Sheffield effectively nulled the Canaries style of play by “not” doing instead of doing. Instead of pressing the players in the back and trying to force a mistake, Sheffield United invited the City centre-backs to hold the ball and advance up the pitch. This created an extremely tight midfield battle that Sheffield would win due to their numerical advantage. With the two deep-lying defensive midfielders from Norwich dropping back win the ball, the three Sheffield midfielders could cover the channels effectively.

In the analysis below, you see Grant Hanley and Ben Godfrey extremely far away from each other. The space here is enormous. Norwich was looking to attack and play down the lines where the attacking full-backs were positioned. This incredibly low press from Sheffield forced them to go against their tactical plan. Hanley had to look into Alexander Tettey’s feet in order to try and advance the ball into the midfield. Once this happened, Sheffield would immediately apply immense pressure. If Tettey was not clean in possession, it would cause major problems for Norwich.

In that case, Norwich City had to resort to the long ball more often than not, especially in the first half. Sheffield United was happy to allow Norwich City the ball. They knew they would not be effective with their possession and they could beat them in the air. The graph below shows how much possession Norwich City had. Despite this advantage in possession, Sheffield United consistently averaged more attacks per minute than Norwich, totaling 0.46 attacks per minute compared to 0.35 for Norwich City.

Here, you can see Norwich having to resort to the long ball as explained earlier in the analysis. Sheffield United knows that they can beat Norwich more consistently in the air, hence they are not concerned with the long ball approach Norwich took. With only one striker there to fight for the long ball, it left Sheffield with a numerical advantage when contesting the ball. Furthermore, Sheffield United’s center backs are highly successful in the air. They won 14 out of 22 aerial duels they faced.

Sheffield’s Dangerous Crosses 

Sheffield United hurt Norwich City in the attacking end of the pitch by doing what they do best, creating opportunities to cross the ball where they have dangerous deliveries. They consistently do this by creating triangular patterns on the wing where they include their outside center backs in the attack. Examples of these patterns can be seen in the other Sheffield United tactical analysis when they played Brighton. In this match, they got into crossing positions 26 times. One of those deliveries ended up in the goal Sharp scored with a thunderous header past Tim Krul.

Where Wilder arguably hurt Norwich the most was his ability to create set pieces that were difficult to defend. Corner kicks are valuable in today’s game, especially when you have a bunch of physical players who can win an aerial duel. Sheffield United had 10 corners in the match. 6 of those corners resulted in a shot or chance created. The reason for this was the tactical setup by Wilder.
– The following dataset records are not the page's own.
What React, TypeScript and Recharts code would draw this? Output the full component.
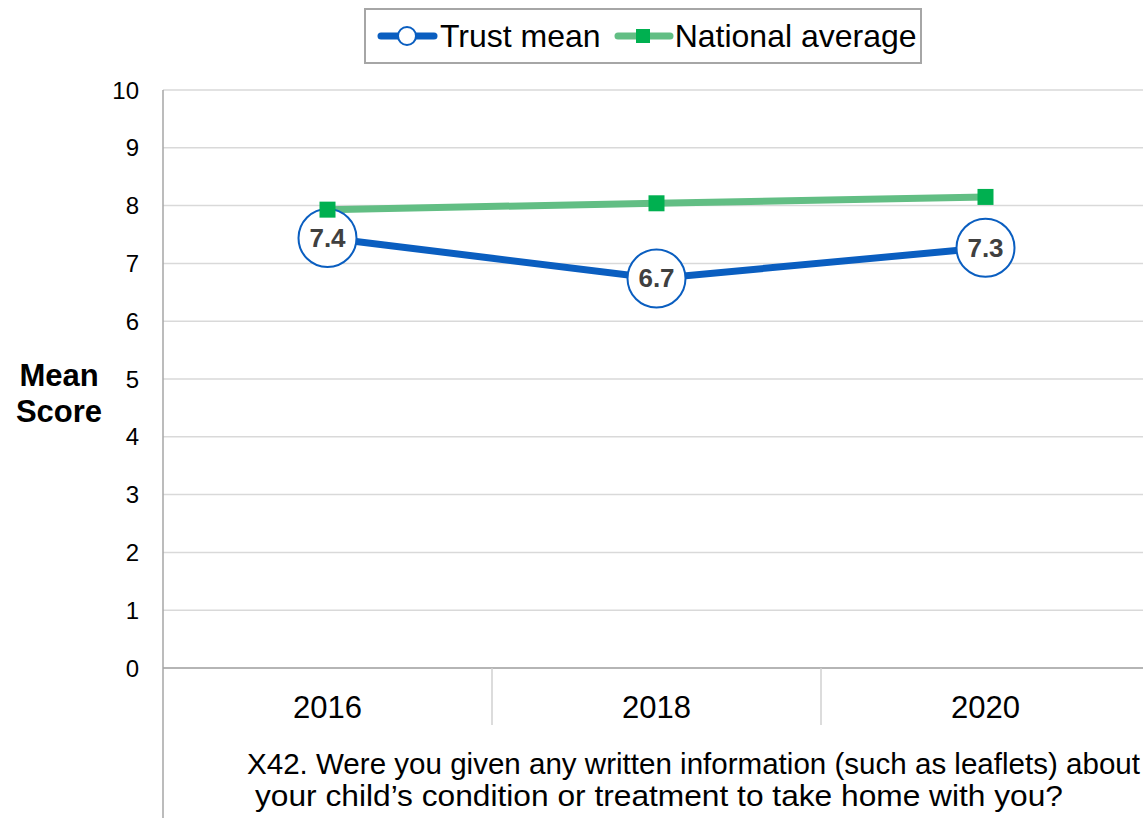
import React from "react";
import { LineChart, Line, XAxis, YAxis, CartesianGrid, Legend, LabelList } from "recharts";

const years = ["2016", "2018", "2020"];
const trustMean = [7.44, 6.74, 7.27];
const nationalAverage = [7.93, 8.04, 8.15];
const yTicks = [0, 1, 2, 3, 4, 5, 6, 7, 8, 9, 10];
const questionLines = [
  "X42. Were you given any written information (such as leaflets) about",
  "your child\u2019s condition or treatment to take home with you?",
];
const yLabelLines = ["Mean", "Score"];

const data = years.map((y, i) => ({ year: y, trust: trustMean[i], national: nationalAverage[i] }));

const FONT = '"Liberation Sans", Arial, sans-serif';
const BLUE = "#0A5EC0";
const GREEN_LINE = "#62BE84";
const GREEN_MARK = "#00B050";

const CHART_W = 1150;
const CHART_H = 818;
const PLOT_LEFT = 163;
const Y_AXIS_W = 60;
const X_AXIS_H = 60;
const MARGIN = { top: 90, right: 0, bottom: 150 - X_AXIS_H, left: PLOT_LEFT - Y_AXIS_W };
const BAND = (CHART_W - PLOT_LEFT - MARGIN.right) / years.length;

const XTick = (props: any) => {
  const { x, y, payload, index } = props;
  return (
    <g>
      {index === 0 && (
        <line x1={x - BAND / 2} x2={x - BAND / 2} y1={y} y2={y + 150} stroke="#A6A6A6" strokeWidth={1.5} />
      )}
      <line x1={x + BAND / 2} x2={x + BAND / 2} y1={y} y2={y + 57} stroke="#D0D0D0" strokeWidth={1.5} />
      <text x={x} y={y + 50} textAnchor="middle" fontFamily={FONT} fontSize={31} fill="#000">
        {payload.value}
      </text>
    </g>
  );
};

const XLabel = () => (
  <g fontFamily={FONT} fontSize={29} fill="#000">
    <text x={247} y={774} textLength={893} lengthAdjust="spacingAndGlyphs">
      {questionLines[0]}
    </text>
    <text x={255} y={806} textLength={808} lengthAdjust="spacingAndGlyphs">
      {questionLines[1]}
    </text>
  </g>
);

const YLabel = () => (
  <text fontFamily={FONT} fontSize={31} fontWeight="bold" fill="#000" textAnchor="middle">
    <tspan x={59} y={386}>{yLabelLines[0]}</tspan>
    <tspan x={59} y={422}>{yLabelLines[1]}</tspan>
  </text>
);

const TrustDot = (props: any) => {
  const { cx, cy } = props;
  if (cx == null || cy == null) return null;
  return <circle cx={cx} cy={cy} r={29} fill="#fff" stroke={BLUE} strokeWidth={2} />;
};

const NationalDot = (props: any) => {
  const { cx, cy } = props;
  if (cx == null || cy == null) return null;
  return <rect x={cx - 8} y={cy - 8} width={16} height={16} fill={GREEN_MARK} />;
};

const TrustLabel = (props: any) => {
  const { x, y, value } = props;
  return (
    <text x={x} y={y + 9} textAnchor="middle" fontFamily={FONT} fontSize={26} fontWeight="bold" fill="#404040">
      {Number(value).toFixed(1)}
    </text>
  );
};

const LegendContent = () => (
  <div
    style={{
      boxSizing: "border-box",
      width: 558,
      height: 56,
      border: "2px solid #A6A6A6",
      background: "#fff",
      display: "flex",
      alignItems: "center",
      paddingLeft: 11,
      fontFamily: FONT,
      fontSize: 32,
      color: "#000",
      whiteSpace: "nowrap",
      overflow: "hidden",
    }}
  >
    <svg width={63} height={24} style={{ display: "block", flex: "none" }}>
      <line x1={4} x2={57} y1={12} y2={12} stroke={BLUE} strokeWidth={7} strokeLinecap="round" />
      <circle cx={30} cy={12} r={9} fill="#fff" stroke={BLUE} strokeWidth={2} />
    </svg>
    <span style={{ marginRight: 13 }}>Trust mean</span>
    <svg width={61} height={24} style={{ display: "block", flex: "none" }}>
      <line x1={4} x2={56} y1={12} y2={12} stroke={GREEN_LINE} strokeWidth={7} strokeLinecap="round" />
      <rect x={22} y={5} width={14} height={14} fill={GREEN_MARK} />
    </svg>
    <span>National average</span>
  </div>
);

export default function App() {
  return (
    <div style={{ width: 1143, height: 818, overflow: "hidden", position: "relative", background: "#fff" }}>
      <style>{"body{margin:0;overflow:hidden;}"}</style>
      <LineChart width={CHART_W} height={CHART_H} data={data} margin={MARGIN}>
        <CartesianGrid vertical={false} stroke="#D9D9D9" strokeWidth={1.5} />
        <XAxis
          dataKey="year"
          scale="band"
          height={X_AXIS_H}
          axisLine={{ stroke: "#A6A6A6", strokeWidth: 1.5 }}
          tickLine={false}
          tickSize={0}
          tickMargin={0}
          interval={0}
          tick={<XTick />}
          label={<XLabel />}
        />
        <YAxis
          width={Y_AXIS_W}
          domain={[0, 10]}
          ticks={yTicks}
          interval={0}
          axisLine={{ stroke: "#A6A6A6", strokeWidth: 1.5 }}
          tickLine={false}
          tickSize={0}
          tickMargin={24}
          tick={{ fontFamily: FONT, fontSize: 24, fill: "#000" }}
          label={<YLabel />}
        />
        <Legend
          layout="horizontal"
          verticalAlign="middle"
          align="center"
          content={<LegendContent />}
          wrapperStyle={{ position: "absolute", top: 8, left: 364, width: 558, height: 56 }}
        />
        <Line
          dataKey="trust"
          name="Trust mean"
          stroke={BLUE}
          strokeWidth={7}
          dot={<TrustDot />}
          activeDot={false}
          isAnimationActive={false}
        >
          <LabelList dataKey="trust" content={<TrustLabel />} />
        </Line>
        <Line
          dataKey="national"
          name="National average"
          stroke={GREEN_LINE}
          strokeWidth={7}
          dot={<NationalDot />}
          activeDot={false}
          isAnimationActive={false}
        />
      </LineChart>
    </div>
  );
}
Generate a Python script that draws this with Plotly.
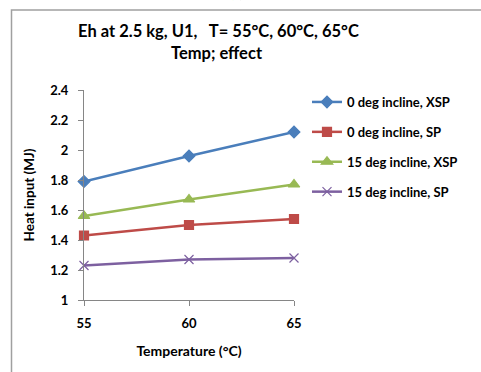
import plotly.graph_objects as go

temps = [55, 60, 65]
xsp_0deg = [1.79, 1.96, 2.12]
sp_0deg = [1.43, 1.50, 1.54]
xsp_15deg = [1.56, 1.67, 1.77]
sp_15deg = [1.23, 1.27, 1.28]

series_names = ["0 deg incline, XSP", "0 deg incline, SP",
                "15 deg incline, XSP", "15 deg incline, SP"]
y_ticks = [1, 1.2, 1.4, 1.6, 1.8, 2, 2.2, 2.4]
y_tick_text = ["1", "1.2", "1.4", "1.6", "1.8", "2", "2.2", "2.4"]
x_ticks = [55, 60, 65]

W, H = 481, 372
L, R, T, B = 84, 294, 90, 300  # plot area in pixels

FONT = "Lato"
styles = [
    dict(color="#4A7EBB", symbol="diamond", size=9),
    dict(color="#BE4B48", symbol="square", size=9),
    dict(color="#98B954", symbol="triangle-up", size=10),
    dict(color="#7D60A0", symbol="x-thin-open", size=9),
]

fig = go.Figure()
for i, (name, vals) in enumerate(zip(series_names,
                                     [xsp_0deg, sp_0deg, xsp_15deg, sp_15deg])):
    st = styles[i]
    fig.add_trace(go.Scatter(
        x=temps, y=vals, name=name, mode="lines+markers",
        legendgroup=str(i),
        line=dict(color=st["color"], width=2.5),
        marker=dict(symbol=st["symbol"], size=st["size"], color=st["color"],
                    line=dict(color=st["color"], width=1.2)),
        cliponaxis=False,
    ))

def px_x(p):
    return (p - L) / (R - L)

def px_y(p):
    return (B - p) / (B - T)

# outer frame; its right and bottom edges run off the page
fig.add_shape(type="rect", xref="paper", yref="paper", layer="below",
              x0=px_x(11.5), x1=px_x(560), y0=px_y(10), y1=px_y(420),
              line=dict(color="#A0A0A0", width=1.5), fillcolor="rgba(0,0,0,0)")

fig.add_annotation(xref="paper", yref="paper", x=px_x(247), y=px_y(3),
                   text="(a)", showarrow=False, yanchor="bottom",
                   font=dict(family="Liberation Serif", size=14, color="#000"))

# two-line chart title
fig.add_annotation(xref="paper", yref="paper", x=px_x(218), y=px_y(31),
                   text="<b>Eh at 2.5 kg, U1,   T= 55°C, 60°C, 65°C</b>",
                   showarrow=False, xanchor="center", yanchor="middle",
                   font=dict(family=FONT, size=16.5, color="#000"))
fig.add_annotation(xref="paper", yref="paper", x=px_x(217), y=px_y(53),
                   text="<b>Temp; effect</b>",
                   showarrow=False, xanchor="center", yanchor="middle",
                   font=dict(family=FONT, size=16.5, color="#000"))

fig.update_layout(
    width=W, height=H,
    margin=dict(l=L, r=W - R, t=T, b=H - B),
    paper_bgcolor="white", plot_bgcolor="white",
    font=dict(family=FONT, color="#000"),
    xaxis=dict(
        range=[55, 65], tickvals=x_ticks, ticks="outside", ticklen=5,
        tickcolor="#868686", showline=True, linecolor="#868686", linewidth=1,
        showgrid=False, zeroline=False, ticklabelstandoff=6,
        tickfont=dict(family=FONT, size=13, color="#000", weight="bold"),
        title=dict(text="<b>Temperature (°C)</b>", standoff=16,
                   font=dict(family=FONT, size=14, color="#000")),
    ),
    yaxis=dict(
        range=[1, 2.4], tickvals=y_ticks, ticktext=y_tick_text,
        ticks="outside", ticklen=5,
        tickcolor="#868686", showline=True, linecolor="#868686", linewidth=1,
        showgrid=False, zeroline=False, ticklabelstandoff=7,
        tickfont=dict(family=FONT, size=13, color="#000", weight="bold"),
        title=dict(text="<b>Heat input (MJ)</b>", standoff=12,
                   font=dict(family=FONT, size=13.5, color="#000")),
    ),
    legend=dict(
        x=px_x(307), y=px_y(87), xanchor="left", yanchor="top",
        font=dict(family=FONT, size=13, color="#000", weight="bold"),
        tracegroupgap=10, itemwidth=30,
        bgcolor="rgba(0,0,0,0)",
    ),
    showlegend=True,
)

fig.write_html("out.html")
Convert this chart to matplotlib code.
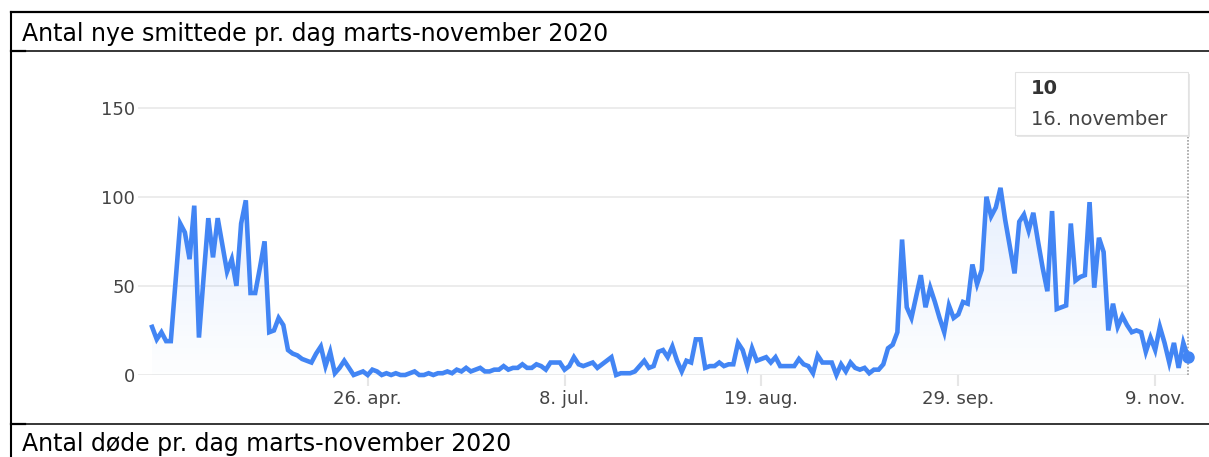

In the analysis below, the set-piece shows one of the ten corners for Sheffield United. Wilder wanted the ball to be played deep onto the back post of Norwich City. With this plan in the minds of the attackers, it allows for the man on the back post to peel off and get an isolated 1v1 in the air. Most of the time, this strategy was a success and caused major problems for Norwich City. They were perhaps lucky to escape their box without conceding another goal from a header.

Farke’s Tactical Switch

In the second half, Farke realized that Wilder was beating him in a tactical battle. The midfielders from Norwich were ineffective due to the difficulty to get on the ball. Sheffield United nulled Norwich’s creative spark. Farke decided to make some changes which saw them chasing the elusive goal. They knew that while only one goal behind, even the slightest chance would earn them a point. This fact made Wilder extremely nervous and tense as the match continued and Norwich’s attacking threat began to increase.

One of the reasons Norwich City began to have more chances was due to a formational and tactical switch. Cantwell came off and the striker was introduced. Tactically, this meant they had two strikers upfront now instead of the lone striker. This would allow another player to occupy a Sheffield United center back and hopefully make life more difficult for them. Farke was also hoping the extra striker would open up more space for Buendia, their main attack threat because of his position just behind the strikers. If the ball was played up to the strikers, they could settle the ball down to Buendia to launch the attack.

In this analysis below, you can see the togetherness of the Norwich strikers. Farke wanted to create problems for the center-backs of Sheffield United. Again, their positions would mean that the center-backs were more occupied and definitely favored the style of play Norwich City was leaning towards during the match. Norwich City resorted to the long balls and Farke embraced that for this match. This may be due to the desperation Norwich is having at this point in the season. It does not matter how they score anymore, what is important is that they indeed score goals. This tactical positioning helped increase Norwich’s expected goal ratio (xG) tremendously. They went from a 0.59 xG in the first half to a 1.24 xG in the second half. Contrarily, Sheffield United’s xG went from 1.74 to 0.13 in the second half. This statistic shows how much more dangerous Norwich City was after the tactical change made my Farke.

Conclusion

Despite having significantly less possession during the match, the 1-0 victory for Sheffield United showed how effective Wilder’s tactics really are. It is a huge surprise to many that Sheffield is doing so well. They are a team that is perfectly suited for what they need to do tactically. Each player puts in the shift that is required by Wilder. This team is an example that you do not need flashy players or a tiki-taka style of play to win a football match. Wilder’s men deployed the tactics and play which has led them to be successful against Norwich City.

As for Norwich City, there is a huge mountain to climb if they are to stay up in the Premier League. They must start scoring goals as the Premier League run-in continues.